- Directions for this task: No images are to be carried over; print all other material exactly as it stands.
-- Begin Available data --
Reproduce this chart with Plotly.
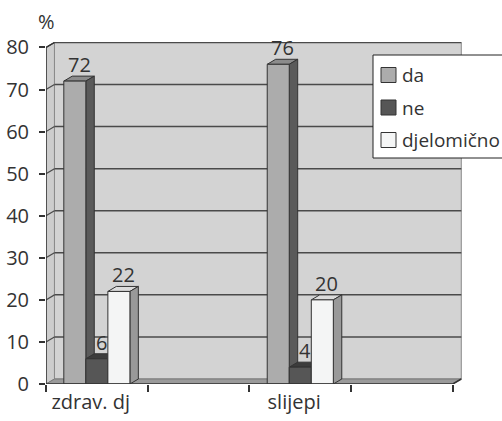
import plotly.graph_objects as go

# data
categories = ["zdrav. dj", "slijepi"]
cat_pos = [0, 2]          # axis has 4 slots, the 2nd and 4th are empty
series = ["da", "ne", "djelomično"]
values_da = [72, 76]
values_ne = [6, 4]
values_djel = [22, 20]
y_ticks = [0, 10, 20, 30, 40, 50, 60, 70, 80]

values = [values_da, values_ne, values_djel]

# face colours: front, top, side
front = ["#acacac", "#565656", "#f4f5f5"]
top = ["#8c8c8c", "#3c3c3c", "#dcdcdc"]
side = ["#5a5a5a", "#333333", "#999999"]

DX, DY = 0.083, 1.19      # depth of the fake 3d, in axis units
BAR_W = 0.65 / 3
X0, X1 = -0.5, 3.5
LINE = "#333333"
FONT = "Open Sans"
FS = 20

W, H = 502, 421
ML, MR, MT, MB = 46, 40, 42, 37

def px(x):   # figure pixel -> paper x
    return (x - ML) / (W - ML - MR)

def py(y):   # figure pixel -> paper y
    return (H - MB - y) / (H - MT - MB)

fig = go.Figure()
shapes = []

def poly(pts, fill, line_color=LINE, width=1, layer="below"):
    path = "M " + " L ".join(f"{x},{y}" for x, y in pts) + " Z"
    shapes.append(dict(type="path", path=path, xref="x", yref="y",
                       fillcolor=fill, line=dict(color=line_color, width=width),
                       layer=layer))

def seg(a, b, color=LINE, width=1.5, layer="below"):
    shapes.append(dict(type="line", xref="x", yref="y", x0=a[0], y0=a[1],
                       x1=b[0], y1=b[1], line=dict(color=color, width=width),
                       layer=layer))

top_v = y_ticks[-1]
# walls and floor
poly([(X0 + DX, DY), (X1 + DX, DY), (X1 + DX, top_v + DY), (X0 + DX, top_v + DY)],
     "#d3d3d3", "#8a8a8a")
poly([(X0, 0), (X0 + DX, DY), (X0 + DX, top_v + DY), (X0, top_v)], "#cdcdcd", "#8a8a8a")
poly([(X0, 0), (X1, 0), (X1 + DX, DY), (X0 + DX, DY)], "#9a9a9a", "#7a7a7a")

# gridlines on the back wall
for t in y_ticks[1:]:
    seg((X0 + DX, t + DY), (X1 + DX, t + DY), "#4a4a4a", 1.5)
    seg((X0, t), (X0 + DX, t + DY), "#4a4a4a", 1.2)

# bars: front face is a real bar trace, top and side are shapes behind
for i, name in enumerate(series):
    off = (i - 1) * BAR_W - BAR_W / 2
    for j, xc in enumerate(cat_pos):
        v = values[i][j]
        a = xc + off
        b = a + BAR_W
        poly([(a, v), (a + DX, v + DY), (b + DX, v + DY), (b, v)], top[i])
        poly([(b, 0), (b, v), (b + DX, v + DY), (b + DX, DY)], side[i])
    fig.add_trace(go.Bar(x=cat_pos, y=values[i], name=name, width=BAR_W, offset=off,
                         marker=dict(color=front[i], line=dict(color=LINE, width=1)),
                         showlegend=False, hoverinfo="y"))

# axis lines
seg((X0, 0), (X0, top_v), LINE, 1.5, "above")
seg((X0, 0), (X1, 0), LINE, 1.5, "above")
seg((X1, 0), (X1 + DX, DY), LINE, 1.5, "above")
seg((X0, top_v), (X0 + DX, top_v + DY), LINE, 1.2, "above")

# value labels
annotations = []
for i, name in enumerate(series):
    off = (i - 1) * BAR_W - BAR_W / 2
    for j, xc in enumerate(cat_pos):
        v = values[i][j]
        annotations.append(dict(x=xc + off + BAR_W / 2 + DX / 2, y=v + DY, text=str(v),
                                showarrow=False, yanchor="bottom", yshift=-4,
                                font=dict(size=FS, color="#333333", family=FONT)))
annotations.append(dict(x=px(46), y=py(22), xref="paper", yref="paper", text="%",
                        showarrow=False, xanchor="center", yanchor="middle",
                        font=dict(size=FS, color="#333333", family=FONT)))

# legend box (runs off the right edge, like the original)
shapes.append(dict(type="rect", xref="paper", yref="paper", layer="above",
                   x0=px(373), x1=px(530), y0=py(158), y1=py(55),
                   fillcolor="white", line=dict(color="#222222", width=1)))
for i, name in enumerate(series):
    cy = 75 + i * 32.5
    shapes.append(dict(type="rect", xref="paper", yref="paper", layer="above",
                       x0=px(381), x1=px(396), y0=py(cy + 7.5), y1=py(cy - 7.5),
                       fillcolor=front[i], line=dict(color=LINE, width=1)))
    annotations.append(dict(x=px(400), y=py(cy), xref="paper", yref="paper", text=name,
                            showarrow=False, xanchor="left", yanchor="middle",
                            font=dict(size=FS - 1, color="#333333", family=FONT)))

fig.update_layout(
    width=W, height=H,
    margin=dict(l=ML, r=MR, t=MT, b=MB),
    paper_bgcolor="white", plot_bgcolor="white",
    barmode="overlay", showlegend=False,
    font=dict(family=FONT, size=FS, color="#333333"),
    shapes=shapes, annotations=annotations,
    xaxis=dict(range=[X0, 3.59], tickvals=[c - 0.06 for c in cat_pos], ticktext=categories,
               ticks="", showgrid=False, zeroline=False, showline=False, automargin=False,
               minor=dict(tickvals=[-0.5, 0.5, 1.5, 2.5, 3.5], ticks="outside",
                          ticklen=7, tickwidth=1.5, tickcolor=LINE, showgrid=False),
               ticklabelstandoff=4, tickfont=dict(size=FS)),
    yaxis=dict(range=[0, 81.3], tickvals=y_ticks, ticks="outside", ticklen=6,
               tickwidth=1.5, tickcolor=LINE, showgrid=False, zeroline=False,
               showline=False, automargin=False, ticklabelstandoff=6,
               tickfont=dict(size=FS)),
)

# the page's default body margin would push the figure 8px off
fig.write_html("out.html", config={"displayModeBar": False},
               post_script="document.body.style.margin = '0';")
-- End Available data --
- Exercise output:
Reproduce this chart with Plotly.
import plotly.graph_objects as go

# data
categories = ["zdrav. dj", "slijepi"]
cat_pos = [0, 2]          # axis has 4 slots, the 2nd and 4th are empty
series = ["da", "ne", "djelomično"]
values_da = [72, 76]
values_ne = [6, 4]
values_djel = [22, 20]
y_ticks = [0, 10, 20, 30, 40, 50, 60, 70, 80]

values = [values_da, values_ne, values_djel]

# face colours: front, top, side
front = ["#acacac", "#565656", "#f4f5f5"]
top = ["#8c8c8c", "#3c3c3c", "#dcdcdc"]
side = ["#5a5a5a", "#333333", "#999999"]

DX, DY = 0.083, 1.19      # depth of the fake 3d, in axis units
BAR_W = 0.65 / 3
X0, X1 = -0.5, 3.5
LINE = "#333333"
FONT = "Open Sans"
FS = 20

W, H = 502, 421
ML, MR, MT, MB = 46, 40, 42, 37

def px(x):   # figure pixel -> paper x
    return (x - ML) / (W - ML - MR)

def py(y):   # figure pixel -> paper y
    return (H - MB - y) / (H - MT - MB)

fig = go.Figure()
shapes = []

def poly(pts, fill, line_color=LINE, width=1, layer="below"):
    path = "M " + " L ".join(f"{x},{y}" for x, y in pts) + " Z"
    shapes.append(dict(type="path", path=path, xref="x", yref="y",
                       fillcolor=fill, line=dict(color=line_color, width=width),
                       layer=layer))

def seg(a, b, color=LINE, width=1.5, layer="below"):
    shapes.append(dict(type="line", xref="x", yref="y", x0=a[0], y0=a[1],
                       x1=b[0], y1=b[1], line=dict(color=color, width=width),
                       layer=layer))

top_v = y_ticks[-1]
# walls and floor
poly([(X0 + DX, DY), (X1 + DX, DY), (X1 + DX, top_v + DY), (X0 + DX, top_v + DY)],
     "#d3d3d3", "#8a8a8a")
poly([(X0, 0), (X0 + DX, DY), (X0 + DX, top_v + DY), (X0, top_v)], "#cdcdcd", "#8a8a8a")
poly([(X0, 0), (X1, 0), (X1 + DX, DY), (X0 + DX, DY)], "#9a9a9a", "#7a7a7a")

# gridlines on the back wall
for t in y_ticks[1:]:
    seg((X0 + DX, t + DY), (X1 + DX, t + DY), "#4a4a4a", 1.5)
    seg((X0, t), (X0 + DX, t + DY), "#4a4a4a", 1.2)

# bars: front face is a real bar trace, top and side are shapes behind
for i, name in enumerate(series):
    off = (i - 1) * BAR_W - BAR_W / 2
    for j, xc in enumerate(cat_pos):
        v = values[i][j]
        a = xc + off
        b = a + BAR_W
        poly([(a, v), (a + DX, v + DY), (b + DX, v + DY), (b, v)], top[i])
        poly([(b, 0), (b, v), (b + DX, v + DY), (b + DX, DY)], side[i])
    fig.add_trace(go.Bar(x=cat_pos, y=values[i], name=name, width=BAR_W, offset=off,
                         marker=dict(color=front[i], line=dict(color=LINE, width=1)),
                         showlegend=False, hoverinfo="y"))

# axis lines
seg((X0, 0), (X0, top_v), LINE, 1.5, "above")
seg((X0, 0), (X1, 0), LINE, 1.5, "above")
seg((X1, 0), (X1 + DX, DY), LINE, 1.5, "above")
seg((X0, top_v), (X0 + DX, top_v + DY), LINE, 1.2, "above")

# value labels
annotations = []
for i, name in enumerate(series):
    off = (i - 1) * BAR_W - BAR_W / 2
    for j, xc in enumerate(cat_pos):
        v = values[i][j]
        annotations.append(dict(x=xc + off + BAR_W / 2 + DX / 2, y=v + DY, text=str(v),
                                showarrow=False, yanchor="bottom", yshift=-4,
                                font=dict(size=FS, color="#333333", family=FONT)))
annotations.append(dict(x=px(46), y=py(22), xref="paper", yref="paper", text="%",
                        showarrow=False, xanchor="center", yanchor="middle",
                        font=dict(size=FS, color="#333333", family=FONT)))

# legend box (runs off the right edge, like the original)
shapes.append(dict(type="rect", xref="paper", yref="paper", layer="above",
                   x0=px(373), x1=px(530), y0=py(158), y1=py(55),
                   fillcolor="white", line=dict(color="#222222", width=1)))
for i, name in enumerate(series):
    cy = 75 + i * 32.5
    shapes.append(dict(type="rect", xref="paper", yref="paper", layer="above",
                       x0=px(381), x1=px(396), y0=py(cy + 7.5), y1=py(cy - 7.5),
                       fillcolor=front[i], line=dict(color=LINE, width=1)))
    annotations.append(dict(x=px(400), y=py(cy), xref="paper", yref="paper", text=name,
                            showarrow=False, xanchor="left", yanchor="middle",
                            font=dict(size=FS - 1, color="#333333", family=FONT)))

fig.update_layout(
    width=W, height=H,
    margin=dict(l=ML, r=MR, t=MT, b=MB),
    paper_bgcolor="white", plot_bgcolor="white",
    barmode="overlay", showlegend=False,
    font=dict(family=FONT, size=FS, color="#333333"),
    shapes=shapes, annotations=annotations,
    xaxis=dict(range=[X0, 3.59], tickvals=[c - 0.06 for c in cat_pos], ticktext=categories,
               ticks="", showgrid=False, zeroline=False, showline=False, automargin=False,
               minor=dict(tickvals=[-0.5, 0.5, 1.5, 2.5, 3.5], ticks="outside",
                          ticklen=7, tickwidth=1.5, tickcolor=LINE, showgrid=False),
               ticklabelstandoff=4, tickfont=dict(size=FS)),
    yaxis=dict(range=[0, 81.3], tickvals=y_ticks, ticks="outside", ticklen=6,
               tickwidth=1.5, tickcolor=LINE, showgrid=False, zeroline=False,
               showline=False, automargin=False, ticklabelstandoff=6,
               tickfont=dict(size=FS)),
)

# the page's default body margin would push the figure 8px off
fig.write_html("out.html", config={"displayModeBar": False},
               post_script="document.body.style.margin = '0';")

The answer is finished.